== WORK TO COMPLETE ==
Leave the pictures out, and retype all of the material exactly as written.

-- start of PROVIDED MATERIAL --

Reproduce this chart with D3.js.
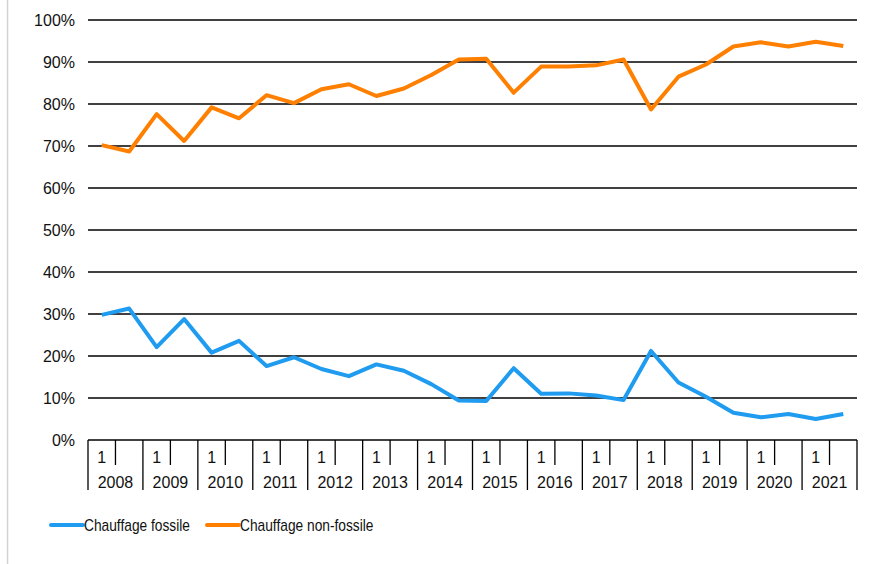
<!DOCTYPE html>
<html><head><meta charset="utf-8">
<script src="https://cdn.jsdelivr.net/npm/d3@7"></script>
<style>body{margin:0;background:#fff}svg{display:block}</style>
</head><body>
<svg id="c" width="869" height="564"></svg>
<script>
const years = ["2008","2009","2010","2011","2012","2013","2014","2015","2016","2017","2018","2019","2020","2021"];
const halves = ["1","2"];
const fossile = [29.8,31.3,22.1,28.8,20.8,23.6,17.6,19.7,16.9,15.2,18.0,16.5,13.3,9.4,9.3,17.1,11.0,11.1,10.6,9.5,21.2,13.7,10.3,6.5,5.4,6.2,5.0,6.2];
const nonFossile = [70.2,68.7,77.6,71.2,79.2,76.6,82.1,80.2,83.5,84.7,81.9,83.7,86.9,90.6,90.8,82.7,88.9,88.9,89.2,90.6,78.7,86.5,89.4,93.7,94.7,93.7,94.8,93.8];
const yTicks = [0,10,20,30,40,50,60,70,80,90,100];
const seriesNames = ["Chauffage fossile","Chauffage non-fossile"];
const colors = ["#1f9bf0","#ff7f00"];

const svg = d3.select("#c");
const L = 88, R = 857, T = 20, B = 440;
const periods = [];
years.forEach(y => halves.forEach(h => periods.push(y + "-" + h)));

const xYear = d3.scaleBand().domain(years).range([L, R]);
const x = d3.scaleBand().domain(periods).range([L, R]);
const y = d3.scaleLinear().domain([0, 100]).range([B, T]);
const font = "'Liberation Sans', Arial, sans-serif";

// left border
svg.append("line").attr("x1",7.5).attr("x2",7.5).attr("y1",0).attr("y2",564).attr("stroke","#d4d4d4").attr("stroke-width",1.5);

// gridlines
svg.append("g").selectAll("line").data(yTicks).join("line")
  .attr("x1", L).attr("x2", R)
  .attr("y1", d => y(d)).attr("y2", d => y(d))
  .attr("stroke", "#000").attr("stroke-width", 1.3);

// y labels
svg.append("g").selectAll("text").data(yTicks).join("text")
  .attr("x", 75).attr("y", d => y(d)).attr("dy","0.36em")
  .attr("text-anchor","end").attr("font-family",font).attr("font-size",16)
  .attr("fill","#111").text(d => d + "%");

// x axis ticks
const ax = svg.append("g");
const bounds = years.map(yy => xYear(yy)).concat([R]);
ax.selectAll("line.maj").data(bounds).join("line").attr("class","maj")
  .attr("x1", d => d).attr("x2", d => d).attr("y1", B).attr("y2", 490)
  .attr("stroke","#000").attr("stroke-width",1.3);
ax.selectAll("line.min").data(years).join("line").attr("class","min")
  .attr("x1", d => xYear(d) + xYear.bandwidth()/2).attr("x2", d => xYear(d) + xYear.bandwidth()/2)
  .attr("y1", B).attr("y2", 465)
  .attr("stroke","#000").attr("stroke-width",1.3);
ax.selectAll("text.h").data(years).join("text").attr("class","h")
  .attr("x", d => x(d + "-1") + x.bandwidth()/2).attr("y", 463)
  .attr("text-anchor","middle").attr("font-family",font).attr("font-size",16).attr("fill","#111")
  .text("1");
ax.selectAll("text.yr").data(years).join("text").attr("class","yr")
  .attr("x", d => xYear(d) + xYear.bandwidth()/2).attr("y", 488)
  .attr("text-anchor","middle").attr("font-family",font).attr("font-size",16).attr("fill","#111")
  .text(d => d);

// lines
const line = d3.line().x((d,i) => x(periods[i]) + x.bandwidth()/2).y(d => y(d));
[fossile, nonFossile].forEach((s, i) => {
  svg.append("path").datum(s).attr("d", line).attr("fill","none")
    .attr("stroke", colors[i]).attr("stroke-width", 4).attr("stroke-linejoin","round");
});

// legend
const legX = [51, 207];
const lg = svg.append("g");
seriesNames.forEach((n, i) => {
  lg.append("line").attr("x1", legX[i]).attr("x2", legX[i] + 32).attr("y1", 525).attr("y2", 525)
    .attr("stroke", colors[i]).attr("stroke-width", 4).attr("stroke-linecap","round");
  lg.append("text").attr("transform", `translate(${legX[i] + 33},525) scale(0.86,1)`)
    .attr("dy","0.36em")
    .attr("font-family",font)
    .attr("font-size",16).attr("fill","#111").text(n);
});
</script>
</body></html>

-- end of PROVIDED MATERIAL --

== FULL SOLUTION ==
Reproduce this chart with D3.js.
<!DOCTYPE html>
<html><head><meta charset="utf-8">
<script src="https://cdn.jsdelivr.net/npm/d3@7"></script>
<style>body{margin:0;background:#fff}svg{display:block}</style>
</head><body>
<svg id="c" width="869" height="564"></svg>
<script>
const years = ["2008","2009","2010","2011","2012","2013","2014","2015","2016","2017","2018","2019","2020","2021"];
const halves = ["1","2"];
const fossile = [29.8,31.3,22.1,28.8,20.8,23.6,17.6,19.7,16.9,15.2,18.0,16.5,13.3,9.4,9.3,17.1,11.0,11.1,10.6,9.5,21.2,13.7,10.3,6.5,5.4,6.2,5.0,6.2];
const nonFossile = [70.2,68.7,77.6,71.2,79.2,76.6,82.1,80.2,83.5,84.7,81.9,83.7,86.9,90.6,90.8,82.7,88.9,88.9,89.2,90.6,78.7,86.5,89.4,93.7,94.7,93.7,94.8,93.8];
const yTicks = [0,10,20,30,40,50,60,70,80,90,100];
const seriesNames = ["Chauffage fossile","Chauffage non-fossile"];
const colors = ["#1f9bf0","#ff7f00"];

const svg = d3.select("#c");
const L = 88, R = 857, T = 20, B = 440;
const periods = [];
years.forEach(y => halves.forEach(h => periods.push(y + "-" + h)));

const xYear = d3.scaleBand().domain(years).range([L, R]);
const x = d3.scaleBand().domain(periods).range([L, R]);
const y = d3.scaleLinear().domain([0, 100]).range([B, T]);
const font = "'Liberation Sans', Arial, sans-serif";

// left border
svg.append("line").attr("x1",7.5).attr("x2",7.5).attr("y1",0).attr("y2",564).attr("stroke","#d4d4d4").attr("stroke-width",1.5);

// gridlines
svg.append("g").selectAll("line").data(yTicks).join("line")
  .attr("x1", L).attr("x2", R)
  .attr("y1", d => y(d)).attr("y2", d => y(d))
  .attr("stroke", "#000").attr("stroke-width", 1.3);

// y labels
svg.append("g").selectAll("text").data(yTicks).join("text")
  .attr("x", 75).attr("y", d => y(d)).attr("dy","0.36em")
  .attr("text-anchor","end").attr("font-family",font).attr("font-size",16)
  .attr("fill","#111").text(d => d + "%");

// x axis ticks
const ax = svg.append("g");
const bounds = years.map(yy => xYear(yy)).concat([R]);
ax.selectAll("line.maj").data(bounds).join("line").attr("class","maj")
  .attr("x1", d => d).attr("x2", d => d).attr("y1", B).attr("y2", 490)
  .attr("stroke","#000").attr("stroke-width",1.3);
ax.selectAll("line.min").data(years).join("line").attr("class","min")
  .attr("x1", d => xYear(d) + xYear.bandwidth()/2).attr("x2", d => xYear(d) + xYear.bandwidth()/2)
  .attr("y1", B).attr("y2", 465)
  .attr("stroke","#000").attr("stroke-width",1.3);
ax.selectAll("text.h").data(years).join("text").attr("class","h")
  .attr("x", d => x(d + "-1") + x.bandwidth()/2).attr("y", 463)
  .attr("text-anchor","middle").attr("font-family",font).attr("font-size",16).attr("fill","#111")
  .text("1");
ax.selectAll("text.yr").data(years).join("text").attr("class","yr")
  .attr("x", d => xYear(d) + xYear.bandwidth()/2).attr("y", 488)
  .attr("text-anchor","middle").attr("font-family",font).attr("font-size",16).attr("fill","#111")
  .text(d => d);

// lines
const line = d3.line().x((d,i) => x(periods[i]) + x.bandwidth()/2).y(d => y(d));
[fossile, nonFossile].forEach((s, i) => {
  svg.append("path").datum(s).attr("d", line).attr("fill","none")
    .attr("stroke", colors[i]).attr("stroke-width", 4).attr("stroke-linejoin","round");
});

// legend
const legX = [51, 207];
const lg = svg.append("g");
seriesNames.forEach((n, i) => {
  lg.append("line").attr("x1", legX[i]).attr("x2", legX[i] + 32).attr("y1", 525).attr("y2", 525)
    .attr("stroke", colors[i]).attr("stroke-width", 4).attr("stroke-linecap","round");
  lg.append("text").attr("transform", `translate(${legX[i] + 33},525) scale(0.86,1)`)
    .attr("dy","0.36em")
    .attr("font-family",font)
    .attr("font-size",16).attr("fill","#111").text(n);
});
</script>
</body></html>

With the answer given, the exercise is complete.